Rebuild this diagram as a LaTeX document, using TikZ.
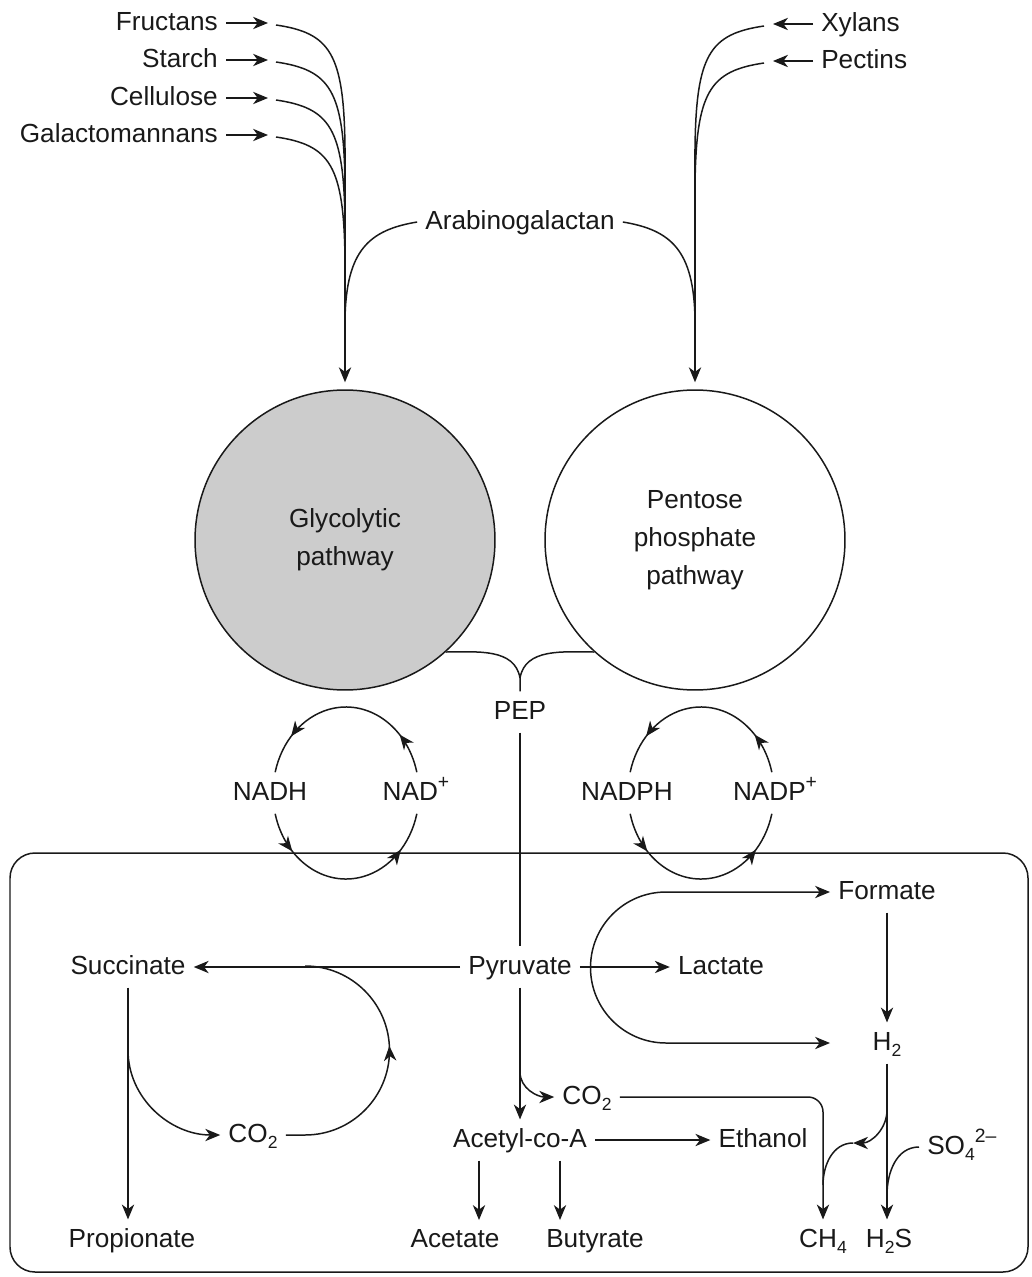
\documentclass[tikz,border=0pt]{standalone}
\usepackage{fontspec}
\setmainfont{Liberation Sans}
\usetikzlibrary{arrows.meta,calc,decorations.markings}
\newcommand{\lowidx}[1]{\raisebox{-0.5ex}{\fontsize{10}{10}\selectfont #1}}
\newcommand{\highidx}[1]{\raisebox{0.85ex}{\fontsize{11}{11}\selectfont #1}}
\tikzset{
    >={Stealth[length=8.5pt,width=7pt,inset=2.6pt]},
    every node/.style={font=\fontsize{14.9}{21.5}\selectfont, text=black!90},
    term/.style={inner sep=4.5pt, text height=11pt, text depth=3pt},
    flow/.style={draw=black!90, line width=0.85pt},
    arr/.style={flow, ->},
    pathway/.style={circle, draw=black!90, line width=0.85pt, minimum size=6cm, align=center},
    cycle arc/.style={
        flow,
        postaction=decorate,
        decoration={markings,
            mark=at position 0.2 with {\arrow{>}},
            mark=at position 0.81 with {\arrow{>}}
        }
    },
    mid arrow/.style={
        flow,
        postaction=decorate,
        decoration={markings, mark=at position #1 with {\arrow{>}}}
    }
}

\begin{document}
\begin{tikzpicture}[x=0.02cm, y=0.02cm]
    \useasboundingbox (0,0) rectangle (1031,-1277);

    % polysaccharides into glycolysis
    \foreach \name/\txt/\y in {fru/Fructans/23, sta/Starch/60, cel/Cellulose/98, gal/Galactomannans/135} {
        \node[term, anchor=east] (\name) at (226,-\y) {\txt};
        \draw[arr] (\name.east) -- ++(42,0);
        \draw[flow] ($(\name.east)+(50,-2)$) .. controls +(54,-8) and +(-1,95) .. (345,-\y-125);
    }
    % polysaccharides into pentose phosphate
    \foreach \name/\txt/\y in {xyl/Xylans/24, pec/Pectins/61} {
        \node[term, anchor=west] (\name) at (813,-\y) {\txt};
        \draw[arr] (\name.west) -- ++(-40,0);
        \draw[flow] ($(\name.west)+(-49,-2)$) .. controls +(-54,-8) and +(1,95) .. (695,-\y-125);
    }
    \node[term] (arab) at (520,-222) {Arabinogalactan};
    \draw[flow] (arab.west) .. controls +(-48,-8) and +(1,70) .. (345,-320);
    \draw[flow] (arab.east) .. controls +(48,-8) and +(-1,70) .. (695,-320);

    % pathways
    \node[pathway, fill=black!20] (glyc) at (345,-540) {Glycolytic\\pathway};
    \node[pathway] (pent) at (695,-540) {Pentose\\phosphate\\pathway};
    \coordinate (glycfeed) at (345,-148);
    \coordinate (pentfeed) at (695,-149);
    \draw[arr, shorten >=0.14cm] (glycfeed) -- (glyc.north);
    \draw[arr, shorten >=0.14cm] (pentfeed) -- (pent.north);

    % PEP
    \node[term] (pep) at (520,-712) {PEP};
    \coordinate (pepjoin) at (520,-678);
    \draw[flow] (glyc.-48) to[out=0,in=100] (pepjoin);
    \draw[flow] (pent.-132) to[out=180,in=80] (pepjoin) -- (pep.north);

    % redox cycles
    \coordinate (nadc) at (346,-793);
    \node[term] (nadh) at (270,-793) {NADH};
    \node[term] (nadplus) at (416,-793) {NAD\highidx{+}};
    \draw[cycle arc] ([shift={(14:73 and 86)}]nadc) arc[start angle=14, end angle=166, x radius=73, y radius=86];
    \draw[cycle arc] ([shift={(194:73 and 86)}]nadc) arc[start angle=194, end angle=346, x radius=73, y radius=86];
    \coordinate (nadpc) at (701,-793);
    \node[term] (nadph) at (627,-793) {NADPH};
    \node[term] (nadpplus) at (775,-793) {NADP\highidx{+}};
    \draw[cycle arc] ([shift={(14:73 and 86)}]nadpc) arc[start angle=14, end angle=166, x radius=73, y radius=86];
    \draw[cycle arc] ([shift={(194:73 and 86)}]nadpc) arc[start angle=194, end angle=346, x radius=73, y radius=86];

    % fermentation
    \draw[flow, rounded corners=0.5cm] (10,-853) rectangle (1028,-1272);
    \node[term] (pyr) at (520,-967) {Pyruvate};
    \node[term] (succ) at (128,-967) {Succinate};
    \node[term] (lact) at (721,-967) {Lactate};
    \node[term] (form) at (887,-892) {Formate};
    \node[term] (htwo) at (887,-1043) {H\lowidx{2}};
    \node[term] (co2r) at (587,-1097) {CO\lowidx{2}};
    \node[term] (acoa) at (520,-1140) {Acetyl-co-A};
    \node[term] (eth) at (763,-1140) {Ethanol};
    \node[term, anchor=west] (so4) at (919,-1147) {SO\lowidx{4}\highidx{2–}};
    \node[term] (ch4) at (823,-1240) {CH\lowidx{4}};
    \node[term] (h2s) at (889,-1240) {H\lowidx{2}S};
    \node[term] (prop) at (132,-1240) {Propionate};
    \node[term] (acet) at (455,-1240) {Acetate};
    \node[term] (buty) at (595,-1240) {Butyrate};
    \node[term] (co2l) at (253,-1135) {CO\lowidx{2}};

    \draw[flow] (pep) -- (pyr);
    \draw[arr] (pyr) -- (succ);
    \draw[arr] (pyr) -- (lact);
    \draw[arr] (pyr) -- (acoa);
    \draw[arr] (acoa) -- (eth);
    \draw[arr] (succ) -- (succ |- prop.north);
    \coordinate (succbr) at (128,-1050);
    \draw[arr] (succbr) to[out=-90,in=180] (co2l.west);
    \coordinate (loopfoot) at (305,-1135);
    \draw[mid arrow=0.55] (co2l.east) -- (loopfoot) arc[start angle=-90, end angle=90, radius=84.5];

    \coordinate (splittop) at (666,-892);
    \draw[flow, <->] (form.west) -- (splittop) arc[start angle=90, end angle=270, radius=75.5] -- (form.west |- htwo);
    \draw[arr] (form) -- (htwo);
    \draw[arr] (htwo) -- (htwo |- h2s.north);
    \coordinate (h2br) at (887,-1110);
    \coordinate (h2tip) at (853,-1143);
    \coordinate (ch4merge) at (823,-1185);
    \draw[arr] (h2br) to[out=-90,in=0] (h2tip);
    \draw[flow] (h2tip) to[out=180,in=90] (ch4merge);
    \draw[arr, rounded corners=0.3cm] (co2r.east) -| (ch4.north);
    \coordinate (h2smerge) at (887,-1195);
    \draw[flow] (so4.west) to[out=180,in=90] (h2smerge);

    \coordinate (pyrbr) at (520,-1072);
    \draw[arr] (pyrbr) to[out=-90,in=180] (co2r.west);
    \coordinate (acetin) at (479,-1220);
    \coordinate (butyin) at (560,-1220);
    \draw[arr] (acetin |- acoa.south) -- (acetin);
    \draw[arr] (butyin |- acoa.south) -- (butyin);
\end{tikzpicture}
\end{document}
+++
== Stated exercise ==
Quote each line of the listing exactly, but leave the pictures out.

== Exercise result ==
Rebuild this diagram as a LaTeX document, using TikZ.
\documentclass[tikz,border=0pt]{standalone}
\usepackage{fontspec}
\setmainfont{Liberation Sans}
\usetikzlibrary{arrows.meta,calc,decorations.markings}
\newcommand{\lowidx}[1]{\raisebox{-0.5ex}{\fontsize{10}{10}\selectfont #1}}
\newcommand{\highidx}[1]{\raisebox{0.85ex}{\fontsize{11}{11}\selectfont #1}}
\tikzset{
    >={Stealth[length=8.5pt,width=7pt,inset=2.6pt]},
    every node/.style={font=\fontsize{14.9}{21.5}\selectfont, text=black!90},
    term/.style={inner sep=4.5pt, text height=11pt, text depth=3pt},
    flow/.style={draw=black!90, line width=0.85pt},
    arr/.style={flow, ->},
    pathway/.style={circle, draw=black!90, line width=0.85pt, minimum size=6cm, align=center},
    cycle arc/.style={
        flow,
        postaction=decorate,
        decoration={markings,
            mark=at position 0.2 with {\arrow{>}},
            mark=at position 0.81 with {\arrow{>}}
        }
    },
    mid arrow/.style={
        flow,
        postaction=decorate,
        decoration={markings, mark=at position #1 with {\arrow{>}}}
    }
}

\begin{document}
\begin{tikzpicture}[x=0.02cm, y=0.02cm]
    \useasboundingbox (0,0) rectangle (1031,-1277);

    % polysaccharides into glycolysis
    \foreach \name/\txt/\y in {fru/Fructans/23, sta/Starch/60, cel/Cellulose/98, gal/Galactomannans/135} {
        \node[term, anchor=east] (\name) at (226,-\y) {\txt};
        \draw[arr] (\name.east) -- ++(42,0);
        \draw[flow] ($(\name.east)+(50,-2)$) .. controls +(54,-8) and +(-1,95) .. (345,-\y-125);
    }
    % polysaccharides into pentose phosphate
    \foreach \name/\txt/\y in {xyl/Xylans/24, pec/Pectins/61} {
        \node[term, anchor=west] (\name) at (813,-\y) {\txt};
        \draw[arr] (\name.west) -- ++(-40,0);
        \draw[flow] ($(\name.west)+(-49,-2)$) .. controls +(-54,-8) and +(1,95) .. (695,-\y-125);
    }
    \node[term] (arab) at (520,-222) {Arabinogalactan};
    \draw[flow] (arab.west) .. controls +(-48,-8) and +(1,70) .. (345,-320);
    \draw[flow] (arab.east) .. controls +(48,-8) and +(-1,70) .. (695,-320);

    % pathways
    \node[pathway, fill=black!20] (glyc) at (345,-540) {Glycolytic\\pathway};
    \node[pathway] (pent) at (695,-540) {Pentose\\phosphate\\pathway};
    \coordinate (glycfeed) at (345,-148);
    \coordinate (pentfeed) at (695,-149);
    \draw[arr, shorten >=0.14cm] (glycfeed) -- (glyc.north);
    \draw[arr, shorten >=0.14cm] (pentfeed) -- (pent.north);

    % PEP
    \node[term] (pep) at (520,-712) {PEP};
    \coordinate (pepjoin) at (520,-678);
    \draw[flow] (glyc.-48) to[out=0,in=100] (pepjoin);
    \draw[flow] (pent.-132) to[out=180,in=80] (pepjoin) -- (pep.north);

    % redox cycles
    \coordinate (nadc) at (346,-793);
    \node[term] (nadh) at (270,-793) {NADH};
    \node[term] (nadplus) at (416,-793) {NAD\highidx{+}};
    \draw[cycle arc] ([shift={(14:73 and 86)}]nadc) arc[start angle=14, end angle=166, x radius=73, y radius=86];
    \draw[cycle arc] ([shift={(194:73 and 86)}]nadc) arc[start angle=194, end angle=346, x radius=73, y radius=86];
    \coordinate (nadpc) at (701,-793);
    \node[term] (nadph) at (627,-793) {NADPH};
    \node[term] (nadpplus) at (775,-793) {NADP\highidx{+}};
    \draw[cycle arc] ([shift={(14:73 and 86)}]nadpc) arc[start angle=14, end angle=166, x radius=73, y radius=86];
    \draw[cycle arc] ([shift={(194:73 and 86)}]nadpc) arc[start angle=194, end angle=346, x radius=73, y radius=86];

    % fermentation
    \draw[flow, rounded corners=0.5cm] (10,-853) rectangle (1028,-1272);
    \node[term] (pyr) at (520,-967) {Pyruvate};
    \node[term] (succ) at (128,-967) {Succinate};
    \node[term] (lact) at (721,-967) {Lactate};
    \node[term] (form) at (887,-892) {Formate};
    \node[term] (htwo) at (887,-1043) {H\lowidx{2}};
    \node[term] (co2r) at (587,-1097) {CO\lowidx{2}};
    \node[term] (acoa) at (520,-1140) {Acetyl-co-A};
    \node[term] (eth) at (763,-1140) {Ethanol};
    \node[term, anchor=west] (so4) at (919,-1147) {SO\lowidx{4}\highidx{2–}};
    \node[term] (ch4) at (823,-1240) {CH\lowidx{4}};
    \node[term] (h2s) at (889,-1240) {H\lowidx{2}S};
    \node[term] (prop) at (132,-1240) {Propionate};
    \node[term] (acet) at (455,-1240) {Acetate};
    \node[term] (buty) at (595,-1240) {Butyrate};
    \node[term] (co2l) at (253,-1135) {CO\lowidx{2}};

    \draw[flow] (pep) -- (pyr);
    \draw[arr] (pyr) -- (succ);
    \draw[arr] (pyr) -- (lact);
    \draw[arr] (pyr) -- (acoa);
    \draw[arr] (acoa) -- (eth);
    \draw[arr] (succ) -- (succ |- prop.north);
    \coordinate (succbr) at (128,-1050);
    \draw[arr] (succbr) to[out=-90,in=180] (co2l.west);
    \coordinate (loopfoot) at (305,-1135);
    \draw[mid arrow=0.55] (co2l.east) -- (loopfoot) arc[start angle=-90, end angle=90, radius=84.5];

    \coordinate (splittop) at (666,-892);
    \draw[flow, <->] (form.west) -- (splittop) arc[start angle=90, end angle=270, radius=75.5] -- (form.west |- htwo);
    \draw[arr] (form) -- (htwo);
    \draw[arr] (htwo) -- (htwo |- h2s.north);
    \coordinate (h2br) at (887,-1110);
    \coordinate (h2tip) at (853,-1143);
    \coordinate (ch4merge) at (823,-1185);
    \draw[arr] (h2br) to[out=-90,in=0] (h2tip);
    \draw[flow] (h2tip) to[out=180,in=90] (ch4merge);
    \draw[arr, rounded corners=0.3cm] (co2r.east) -| (ch4.north);
    \coordinate (h2smerge) at (887,-1195);
    \draw[flow] (so4.west) to[out=180,in=90] (h2smerge);

    \coordinate (pyrbr) at (520,-1072);
    \draw[arr] (pyrbr) to[out=-90,in=180] (co2r.west);
    \coordinate (acetin) at (479,-1220);
    \coordinate (butyin) at (560,-1220);
    \draw[arr] (acetin |- acoa.south) -- (acetin);
    \draw[arr] (butyin |- acoa.south) -- (butyin);
\end{tikzpicture}
\end{document}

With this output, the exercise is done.